On the BBC website there are photographs taken by Lewis Wheld of the riots in London last summer. Most people I know felt rather ashamed that they occurred regardless of why they did. It now seems that it was less a social protest or a instance of gang culture gone mad, rather than a spontaneous outburst of greed and lawlessness. Pictures of worried faces against a background of shops on fire and broken windows, firemen with hoses, policemen running with riot shields. A rioter in a mask and hood his arms outstretched triumphantly above his head and a solitary fireman surrounded by billowing smoke stick in the mind. Not the place to censor or seek to explain, rather to admire the photographs which show homo sapiens in chaos.
2 comments:
I agree that the photographs of the riots are shocking yet amazing. I remember the one of a woman leaping from a burning building to be caught apparently successfully by specialists or members of the public below.
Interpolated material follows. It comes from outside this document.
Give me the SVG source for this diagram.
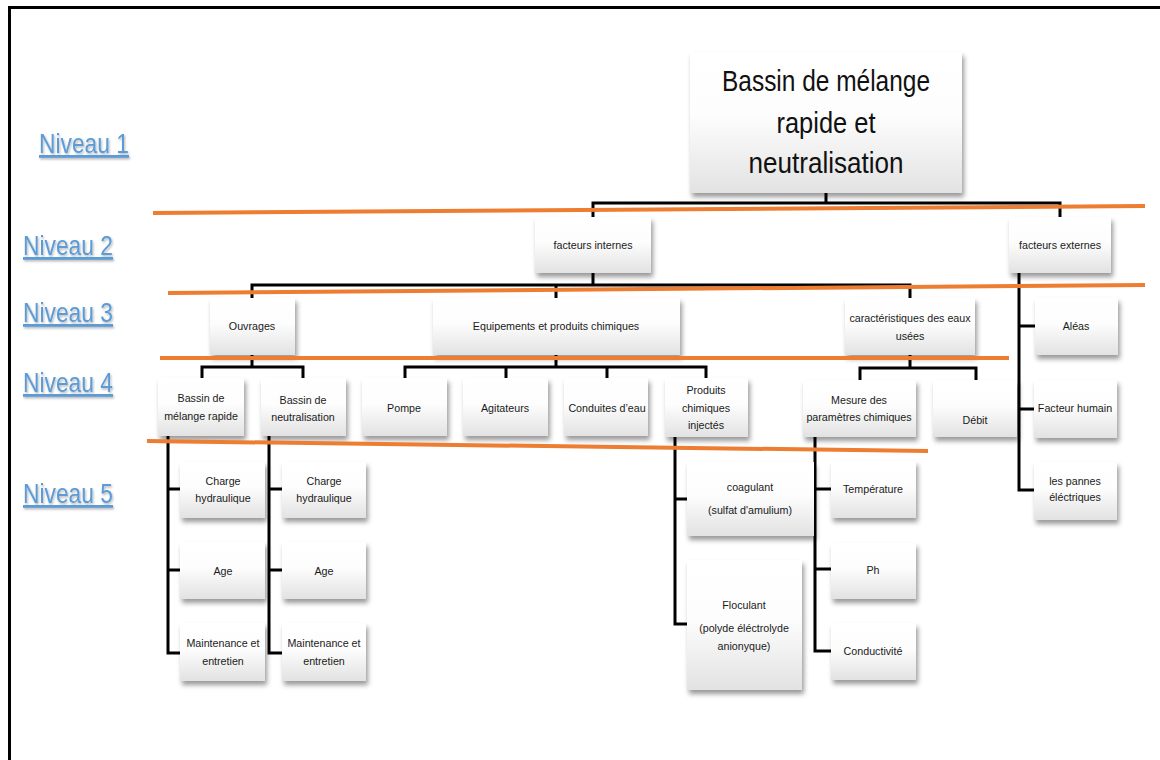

It was taken by a young woman agency photographer acting on her own and concealing her camera in her scarf.
When my parents split up there was a period (aged 10 - 11) when I ran completely wild. Had the riots occurred at the bottom of the road I would certainly have joined in. For the unthinking fun of it. How could I have explained in a court of law - with everyone now so damned serious - why I had done it? The road not taken must always be treated as an ambiguity, never a certainty; there was the potential there, does the potential to do things die away or does it continue? Imagine the woman Lucas refers to: surely changed for ever by what happened to her. She at least knows; I don't.